Leather is animal hide that has been specially treated, while leatherette is a synthetic material designed to mimic leather. Leather is typically cow hide that has been cleaned, soaked in lime and tanned in chromium salts. Leatherette is typically one of two popular synthetic materials: vinyl or polyurethane.
Leather is a popular consumer material in clothing and furnishing due to its flexibility, durability, strength and attractive luster. Synthetic leather is not as strong or stretchable as real leather, but it is more durable and very inexpensive. It does not retain water and is relatively easy to maintain. Vinyl is produced by melting polyvinyl chloride onto polyester fibers, while polyurethane is created by applying a flexible polymer coating to cotton, polyester or shredded leather and treating it to more closely resemble leather.
Real leather is graded based on its quality.
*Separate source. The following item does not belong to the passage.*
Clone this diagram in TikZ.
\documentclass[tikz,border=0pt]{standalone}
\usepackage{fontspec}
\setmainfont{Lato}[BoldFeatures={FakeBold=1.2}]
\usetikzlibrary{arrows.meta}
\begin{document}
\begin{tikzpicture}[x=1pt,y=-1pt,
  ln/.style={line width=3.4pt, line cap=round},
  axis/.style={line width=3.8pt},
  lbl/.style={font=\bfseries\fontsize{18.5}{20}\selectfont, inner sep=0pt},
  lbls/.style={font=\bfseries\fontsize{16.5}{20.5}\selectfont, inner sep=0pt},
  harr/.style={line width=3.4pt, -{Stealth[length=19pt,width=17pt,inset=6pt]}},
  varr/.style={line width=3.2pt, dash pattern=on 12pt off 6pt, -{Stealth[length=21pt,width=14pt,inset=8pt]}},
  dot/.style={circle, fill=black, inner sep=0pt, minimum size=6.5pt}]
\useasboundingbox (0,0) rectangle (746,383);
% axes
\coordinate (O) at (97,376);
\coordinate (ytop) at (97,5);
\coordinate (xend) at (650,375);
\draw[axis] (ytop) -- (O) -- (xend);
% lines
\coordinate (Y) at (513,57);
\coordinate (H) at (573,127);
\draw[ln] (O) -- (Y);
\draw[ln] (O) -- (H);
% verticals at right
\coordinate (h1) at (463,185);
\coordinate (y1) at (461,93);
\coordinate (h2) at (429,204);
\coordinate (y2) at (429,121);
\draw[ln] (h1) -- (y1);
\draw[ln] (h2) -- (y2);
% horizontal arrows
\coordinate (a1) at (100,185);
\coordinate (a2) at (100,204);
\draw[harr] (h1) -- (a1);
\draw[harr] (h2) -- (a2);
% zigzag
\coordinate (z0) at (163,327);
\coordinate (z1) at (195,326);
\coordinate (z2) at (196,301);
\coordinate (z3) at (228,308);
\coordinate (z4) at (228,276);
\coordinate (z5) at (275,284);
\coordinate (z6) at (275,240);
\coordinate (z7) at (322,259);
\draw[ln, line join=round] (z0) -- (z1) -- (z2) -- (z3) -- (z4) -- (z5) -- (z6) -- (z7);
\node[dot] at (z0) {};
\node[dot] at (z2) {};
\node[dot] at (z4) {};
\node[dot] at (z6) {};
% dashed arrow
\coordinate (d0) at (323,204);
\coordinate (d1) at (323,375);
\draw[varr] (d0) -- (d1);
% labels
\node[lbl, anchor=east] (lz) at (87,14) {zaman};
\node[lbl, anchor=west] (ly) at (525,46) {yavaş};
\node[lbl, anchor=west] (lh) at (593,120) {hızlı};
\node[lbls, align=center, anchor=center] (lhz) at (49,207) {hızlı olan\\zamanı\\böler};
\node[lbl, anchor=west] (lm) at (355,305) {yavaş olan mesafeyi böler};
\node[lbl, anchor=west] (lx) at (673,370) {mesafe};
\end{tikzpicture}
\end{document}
For instance, the highest grade of leather is full grain, which shows natural animal skin patterns, while top grain is sanded and embossed to look more uniform. Split grain leather is produced from the leftovers when making full grain. For synthetic leathers, polyurethane is typically of a higher quality than vinyl, and it more believably imitates vinyl. Synthetic leather is usually uniform in appearance, while real leather has noticeable inconsistencies and a non-repeating grain.
Leatherette is the preferred term when synthetic leather is used for clothing or automobile upholstery, while faux leather is the preferred nomenclature for home furnishings.